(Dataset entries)
......

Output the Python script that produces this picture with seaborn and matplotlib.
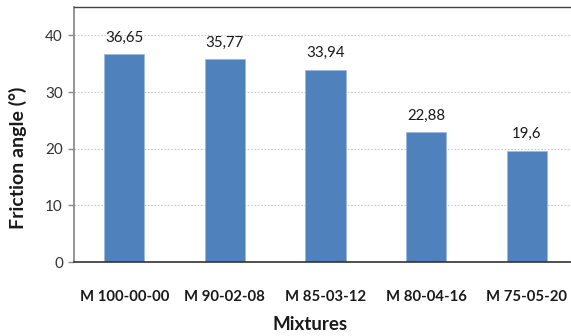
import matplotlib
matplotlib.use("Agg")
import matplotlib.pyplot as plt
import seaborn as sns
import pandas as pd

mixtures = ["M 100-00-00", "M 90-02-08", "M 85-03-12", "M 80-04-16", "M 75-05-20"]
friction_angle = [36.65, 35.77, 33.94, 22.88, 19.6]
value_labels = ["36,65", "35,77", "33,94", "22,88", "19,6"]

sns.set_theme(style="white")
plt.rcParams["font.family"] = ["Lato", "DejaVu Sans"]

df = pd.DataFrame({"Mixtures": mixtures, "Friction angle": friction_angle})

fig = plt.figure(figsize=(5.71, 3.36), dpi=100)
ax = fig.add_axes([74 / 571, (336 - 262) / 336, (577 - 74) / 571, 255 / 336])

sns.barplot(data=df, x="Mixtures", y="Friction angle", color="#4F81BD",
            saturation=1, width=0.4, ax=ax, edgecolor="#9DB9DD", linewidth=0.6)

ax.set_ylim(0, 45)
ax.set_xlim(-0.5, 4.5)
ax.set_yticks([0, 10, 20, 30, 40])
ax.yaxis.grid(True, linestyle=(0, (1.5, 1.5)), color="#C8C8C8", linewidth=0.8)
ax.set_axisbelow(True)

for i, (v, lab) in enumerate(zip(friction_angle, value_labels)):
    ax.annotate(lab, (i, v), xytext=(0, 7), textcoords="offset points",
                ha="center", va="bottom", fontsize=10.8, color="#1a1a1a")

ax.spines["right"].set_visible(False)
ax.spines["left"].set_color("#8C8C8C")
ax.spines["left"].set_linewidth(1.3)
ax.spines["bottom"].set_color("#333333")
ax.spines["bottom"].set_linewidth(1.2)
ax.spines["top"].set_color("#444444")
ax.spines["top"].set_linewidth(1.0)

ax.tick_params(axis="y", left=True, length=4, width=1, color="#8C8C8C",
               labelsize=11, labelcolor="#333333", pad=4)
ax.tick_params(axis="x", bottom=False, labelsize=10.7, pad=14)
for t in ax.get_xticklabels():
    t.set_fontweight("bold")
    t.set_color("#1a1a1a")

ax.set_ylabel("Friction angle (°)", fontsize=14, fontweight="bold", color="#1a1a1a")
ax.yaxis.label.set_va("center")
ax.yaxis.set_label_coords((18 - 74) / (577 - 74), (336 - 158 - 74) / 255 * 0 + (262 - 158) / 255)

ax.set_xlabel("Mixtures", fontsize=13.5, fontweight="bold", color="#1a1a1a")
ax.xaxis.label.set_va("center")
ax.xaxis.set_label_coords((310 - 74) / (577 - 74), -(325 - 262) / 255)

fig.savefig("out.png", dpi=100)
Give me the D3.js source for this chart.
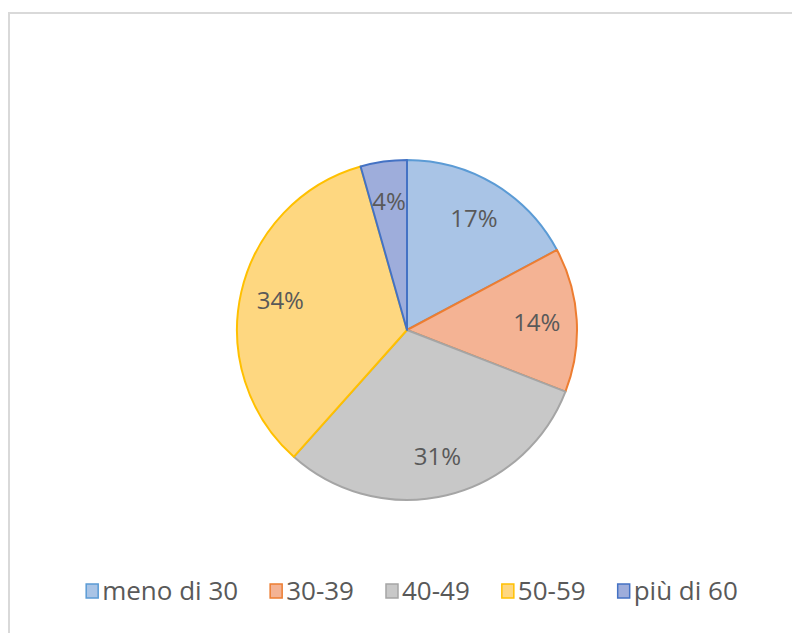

......

Exercise aim => Every line of text is to be repeated exactly; pictures are left out.

Answer in full =>
Output the Python script that produces this picture with seaborn and matplotlib.
import matplotlib
matplotlib.use("Agg")
import matplotlib.pyplot as plt
import seaborn as sns
import pandas as pd

mixtures = ["M 100-00-00", "M 90-02-08", "M 85-03-12", "M 80-04-16", "M 75-05-20"]
friction_angle = [36.65, 35.77, 33.94, 22.88, 19.6]
value_labels = ["36,65", "35,77", "33,94", "22,88", "19,6"]

sns.set_theme(style="white")
plt.rcParams["font.family"] = ["Lato", "DejaVu Sans"]

df = pd.DataFrame({"Mixtures": mixtures, "Friction angle": friction_angle})

fig = plt.figure(figsize=(5.71, 3.36), dpi=100)
ax = fig.add_axes([74 / 571, (336 - 262) / 336, (577 - 74) / 571, 255 / 336])

sns.barplot(data=df, x="Mixtures", y="Friction angle", color="#4F81BD",
            saturation=1, width=0.4, ax=ax, edgecolor="#9DB9DD", linewidth=0.6)

ax.set_ylim(0, 45)
ax.set_xlim(-0.5, 4.5)
ax.set_yticks([0, 10, 20, 30, 40])
ax.yaxis.grid(True, linestyle=(0, (1.5, 1.5)), color="#C8C8C8", linewidth=0.8)
ax.set_axisbelow(True)

for i, (v, lab) in enumerate(zip(friction_angle, value_labels)):
    ax.annotate(lab, (i, v), xytext=(0, 7), textcoords="offset points",
                ha="center", va="bottom", fontsize=10.8, color="#1a1a1a")

ax.spines["right"].set_visible(False)
ax.spines["left"].set_color("#8C8C8C")
ax.spines["left"].set_linewidth(1.3)
ax.spines["bottom"].set_color("#333333")
ax.spines["bottom"].set_linewidth(1.2)
ax.spines["top"].set_color("#444444")
ax.spines["top"].set_linewidth(1.0)

ax.tick_params(axis="y", left=True, length=4, width=1, color="#8C8C8C",
               labelsize=11, labelcolor="#333333", pad=4)
ax.tick_params(axis="x", bottom=False, labelsize=10.7, pad=14)
for t in ax.get_xticklabels():
    t.set_fontweight("bold")
    t.set_color("#1a1a1a")

ax.set_ylabel("Friction angle (°)", fontsize=14, fontweight="bold", color="#1a1a1a")
ax.yaxis.label.set_va("center")
ax.yaxis.set_label_coords((18 - 74) / (577 - 74), (336 - 158 - 74) / 255 * 0 + (262 - 158) / 255)

ax.set_xlabel("Mixtures", fontsize=13.5, fontweight="bold", color="#1a1a1a")
ax.xaxis.label.set_va("center")
ax.xaxis.set_label_coords((310 - 74) / (577 - 74), -(325 - 262) / 255)

fig.savefig("out.png", dpi=100)
Give me the D3.js source for this chart.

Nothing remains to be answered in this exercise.